The truth of the matter is that no matter what is going on around you or in your home, as a woman you would not be happy with yourself if you wake up everyday knowing that you were partially the cause of the issues in your home. So let's be honest with ourselves as women, don't reject your husband, he owns your body too, if you don't like it then you shouldn't be a married woman. Don't nag, don't choke him, don't use your children as an excuse not to spend time with him. Don't let church events and services make you neglect your home and the responsibilities that you promised God in front of the Pastor and people that you would keep no matter what. Don't use headache as an excuse, that's over played . Don't use tiredness as an excuse, because by the time he gets used to the attention from someone else who is not too busy for him, he'll get addicted to that person because trust me, attention is addictive. So when he gets used to that and he's no longer bugging you, you begin to feel like he finally understands you and no longer disturbs you at night, think twice, someone else is giving him that attention.
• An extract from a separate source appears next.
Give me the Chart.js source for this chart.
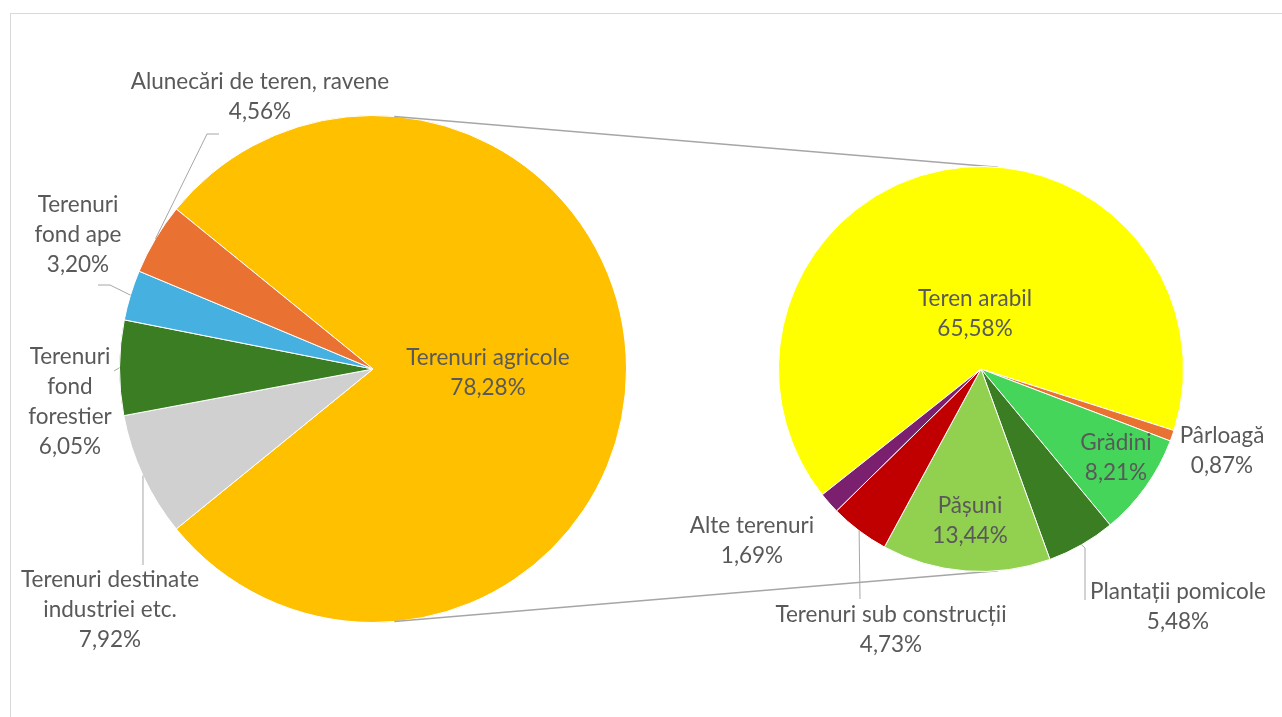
<!DOCTYPE html>
<html lang="ro">
<head>
<meta charset="UTF-8">
<title>Fond funciar</title>
<script src="https://cdn.jsdelivr.net/npm/chart.js@4.4.0/dist/chart.umd.min.js"></script>
<style>
  html, body { margin: 0; padding: 0; background: #fff; overflow: hidden; }
  .frame { position: absolute; left: 10px; top: 13px; width: 1400px; height: 800px; border: 1px solid #d9d9d9; }
  canvas { position: absolute; left: 0; top: 0; }
</style>
</head>
<body>
<div class="frame"></div>
<canvas id="mainPie" width="1282" height="717"></canvas>
<canvas id="subPie" width="1282" height="717"></canvas>
<script>
  // date
  const mainCategories = ['Terenuri agricole', 'Terenuri destinate industriei etc.', 'Terenuri fond forestier', 'Terenuri fond ape', 'Alunecări de teren, ravene'];
  const mainValues = [78.28, 7.92, 6.05, 3.20, 4.56];
  const subCategories = ['Teren arabil', 'Pârloagă', 'Grădini', 'Plantații pomicole', 'Pășuni', 'Terenuri sub construcții', 'Alte terenuri'];
  const subValues = [65.58, 0.87, 8.21, 5.48, 13.44, 4.73, 1.69];

  const mainColors = ['#FFC000', '#D0D0D0', '#3A7D22', '#46B1E1', '#E97132'];
  const subColors = ['#FFFF00', '#E97132', '#45D55A', '#3A7D22', '#92D050', '#C00000', '#7A206F'];

  const FONT = '22.5px Lato, "Noto Sans", sans-serif';
  const TEXT = '#595959';
  const LINE = '#a6a6a6';
  const LH = 30;

  // pozitii etichete (centru primei linii), latime de rupere, linie de legatura
  const mainLayout = [
    { x: 488, y: 358, wrap: 400 },
    { x: 110, y: 580, wrap: 195, leader: [[143, 565]] },
    { x: 70, y: 357, wrap: 95, leader: [[114, 371]] },
    { x: 78, y: 205, wrap: 105, leader: [[110, 285], [98, 285]] },
    { x: 260, y: 82, wrap: 400, leader: [[207, 134], [219, 134]] }
  ];
  const subLayout = [
    { x: 975, y: 299, wrap: 300 },
    { x: 1222, y: 436, wrap: 200 },
    { x: 1116, y: 443, wrap: 200 },
    { x: 1178, y: 592, wrap: 300, leader: [[1085, 548], [1085, 600]] },
    { x: 970, y: 506, wrap: 200 },
    { x: 891, y: 615, wrap: 300, leader: [[860, 599]] },
    { x: 752, y: 526, wrap: 200 }
  ];

  const fmt = v => v.toFixed(2).replace('.', ',') + '%';

  function wrapText(ctx, text, maxW) {
    const words = text.split(' ');
    const lines = [];
    let cur = '';
    words.forEach(w => {
      const t = cur ? cur + ' ' + w : w;
      if (cur && ctx.measureText(t).width > maxW) { lines.push(cur); cur = w; } else cur = t;
    });
    if (cur) lines.push(cur);
    return lines;
  }

  function labelPlugin(categories, values, layout) {
    return {
      id: 'sliceLabels',
      afterDraw(chart) {
        const ctx = chart.ctx;
        const arcs = chart.getDatasetMeta(0).data;
        ctx.save();
        // linii de legatura
        ctx.strokeStyle = LINE;
        ctx.lineWidth = 1;
        arcs.forEach((arc, i) => {
          const lay = layout[i];
          if (!lay.leader) return;
          const mid = (arc.startAngle + arc.endAngle) / 2;
          ctx.beginPath();
          ctx.moveTo(arc.x + Math.cos(mid) * arc.outerRadius, arc.y + Math.sin(mid) * arc.outerRadius);
          lay.leader.forEach(p => ctx.lineTo(p[0], p[1]));
          ctx.stroke();
        });
        // texte
        ctx.font = FONT;
        ctx.fillStyle = TEXT;
        ctx.textAlign = 'center';
        ctx.textBaseline = 'middle';
        categories.forEach((c, i) => {
          const lay = layout[i];
          const lines = wrapText(ctx, c, lay.wrap).concat([fmt(values[i])]);
          lines.forEach((l, k) => ctx.fillText(l, lay.x, lay.y + k * LH));
        });
        ctx.restore();
      }
    };
  }

  const mainChart = new Chart(document.getElementById('mainPie'), {
    type: 'pie',
    data: {
      labels: mainCategories,
      datasets: [{ data: mainValues, backgroundColor: mainColors, borderColor: '#fff', borderWidth: 1 }]
    },
    options: {
      responsive: false,
      animation: false,
      rotation: 90 - mainValues[0] / mainValues.reduce((a, b) => a + b, 0) * 180,
      layout: { padding: { left: 119, right: 655, top: 115, bottom: 94 } },
      plugins: { legend: { display: false }, tooltip: { enabled: false } }
    },
    plugins: [labelPlugin(mainCategories, mainValues, mainLayout)]
  });

  // linii de legatura intre cele doua placinte (tangente exterioare)
  const connectorPlugin = {
    id: 'connectors',
    beforeDatasetsDraw(chart) {
      const a = mainChart.getDatasetMeta(0).data[0];
      const b = chart.getDatasetMeta(0).data[0];
      const dx = b.x - a.x, dy = b.y - a.y;
      const d = Math.hypot(dx, dy);
      const ux = dx / d, uy = dy / d;
      const c = (a.outerRadius - b.outerRadius) / d;
      const s = Math.sqrt(1 - c * c);
      const ctx = chart.ctx;
      ctx.save();
      ctx.strokeStyle = LINE;
      ctx.lineWidth = 1.5;
      [-1, 1].forEach(sign => {
        const nx = ux * c - sign * uy * s;
        const ny = uy * c + sign * ux * s;
        ctx.beginPath();
        ctx.moveTo(a.x + nx * a.outerRadius, a.y + ny * a.outerRadius);
        ctx.lineTo(b.x + nx * b.outerRadius, b.y + ny * b.outerRadius);
        ctx.stroke();
      });
      ctx.restore();
    }
  };

  new Chart(document.getElementById('subPie'), {
    type: 'pie',
    data: {
      labels: subCategories,
      datasets: [{ data: subValues, backgroundColor: subColors, borderColor: '#fff', borderWidth: 1 }]
    },
    options: {
      responsive: false,
      animation: false,
      rotation: 231.6,
      layout: { padding: { left: 778, right: 98, top: 166, bottom: 145 } },
      plugins: { legend: { display: false }, tooltip: { enabled: false } }
    },
    plugins: [connectorPlugin, labelPlugin(subCategories, subValues, subLayout)]
  });
</script>
</body>
</html>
So if you love your husband and your marriage, don't take him for granted. Be the woman that you are supposed to be, be that best friend he's looking for, that partner, that girlfriend, be everything he's looking for. Don't become just his mother. If he needs a dancer, a dress up girl, if he wants some that would tell him sweet things, thats your job, do it. If he likes being told that he's handsome, tell him. If he likes for you to make the move once in a while, do it. So let's stop complaining, first thing we should do is try and mend it, dress nicely for him, make him feel special, create time for him intentionally, make your end right first before you start to complain about his own. So whatever happens before you apportion blame to the man, as a woman, check yourself first, if you lie to the world you can't lie to yourself and to God.
Stella's Quote of the day : Talk to the man in the mirror and make that change.